There.is an issue lurking here that the Supreme Court has not yet addressed: if the plaintiff’s constitutional claim is based upon the defendant’s bad motives (as it typically is in First Amendment cases), and if the undisputed facts demonstrate that the defendant had an objectively reasonable basis for his conduct, can this alleged bad motive defeat summary judgment on qualified immunity grounds? The Supreme Court was able to avoid this issue in Siegert v. Gilley, — U.S.-, 111 S.Ct. 1789, 114 L.Ed.2d 277 (1991); because the majority found no constitutional violation.3 *1391I would not reach the issue here because Gainor has presented no evidence that Rogers’s conduct was motivated by Gainor’s religious activities. This case turns on whether Rogers was objectively reasonable in stopping Gainor and then in arresting him for refusing a request for identification. The fact that Gainor purported to be engaged in religious activity does not affect (or at most negligibly affects) whether Rogers was reasonable in suspecting Gai-nor of unlawfully soliciting and creating a public nuisance.
Excessive Force. The majority relies upon Graham v. Connor, 490 U.S. 386, 109 S.Ct. 1865, 104 L.Ed.2d 443 (1989), for its resolution of this issue. The problem is that Graham was decided after Rogers’s conduct in question. The facts surrounding this claim are hotly disputed, and qualified immunity after Graham remains unsettled. See the various opinions in Hammer v. Gross, 932 F.2d 842 (9th Cir.1991) (en banc). Accordingly, I would remand this issue for further consideration consistent with the procedural standard of Anderson v. Creighton.
To conclude, in Anderson v. Creighton, the Supreme Court held that this court had unduly restricted the qualified immunity defense by defining “clearly established law” too broadly. Today, the majority adopts an even more hostile approach to the defense, limiting it to cases in which “the officer asserted conduct which would give rise to probable cause.” Page 1384, supra. Under this standard, the defendant must prove a defense on the merits to be entitled to qualified immunity. Such a standard is inconsistent with Anderson v. Creighton, Hunter v. Bryant, Harlow v. Fitzgerald, and other controlling Supreme Court cases. I dissent.

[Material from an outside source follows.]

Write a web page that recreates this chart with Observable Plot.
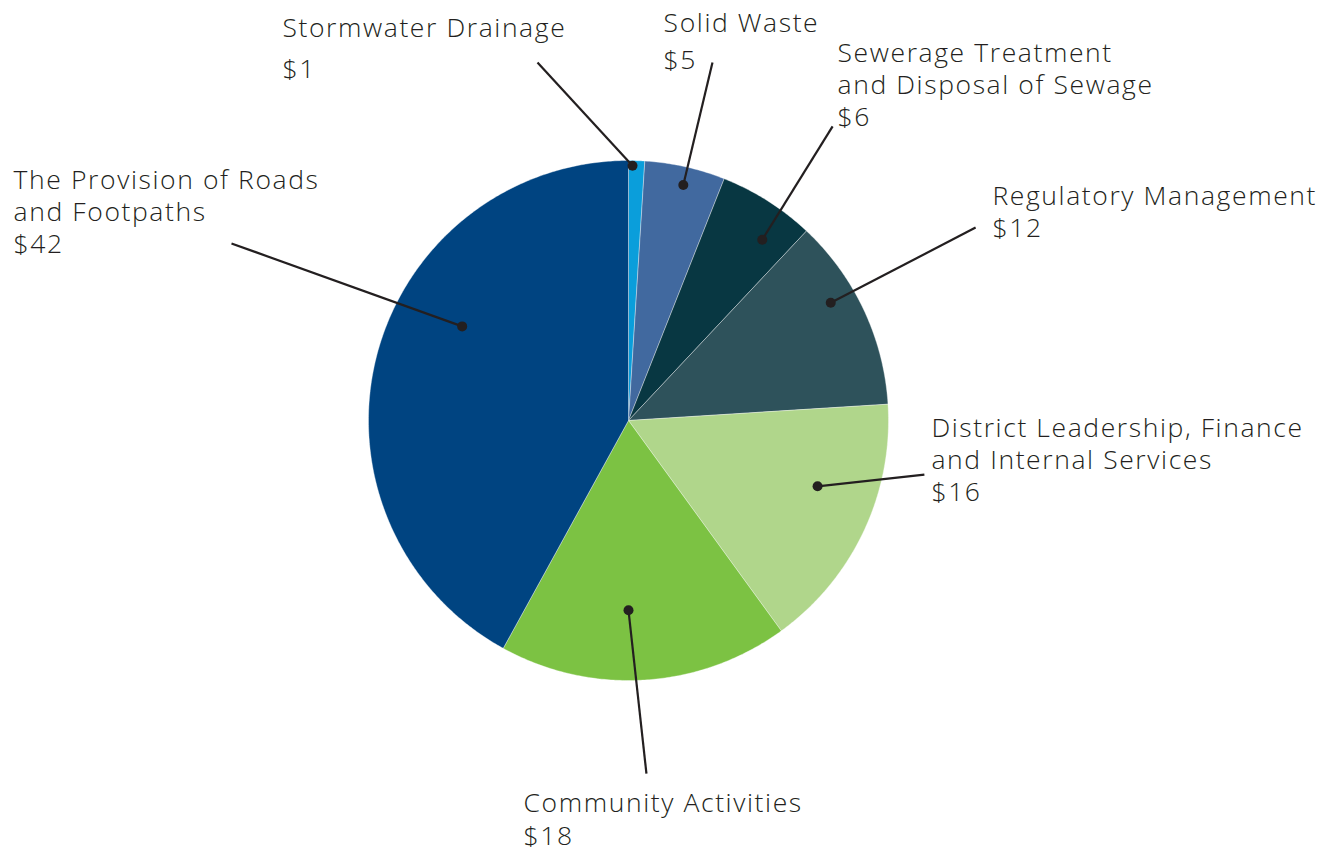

. It is no answer to say, as the majority does, that Rogers did not acquire any evidence of illegal soliciting after he stopped Gainor. See note 4, supra. Rogers was not required to accept what Gainor told him. See United States v. Hughes, 940 F.2d 1125, 1127 (8th Cir.1991). Even Gainor admitted in his deposition testimony, "if I was actually being investigated for something, then perhaps they did have a grounds to stop and check me out."

. Rogers obtained this information from public records because Gainor refused to answer in discovery any inquiries about his numerous pri- or encounters with law enforcement officials. With the objective reasonableness of Rogers’s conduct at issue, this refusal was a flagrant abuse of the discovery process.

. In a concurring opinion, Justice Kennedy addressed the qualified immunity issue and resolved it by adopting a "heightened pleading standard," — U.S. at-, 111 S.Ct. at 1795. However, the "rub” in close cases tends to come at the fact-finding rather than at the pleading stage, so I suspect the Supreme Court will need to take up this issue again.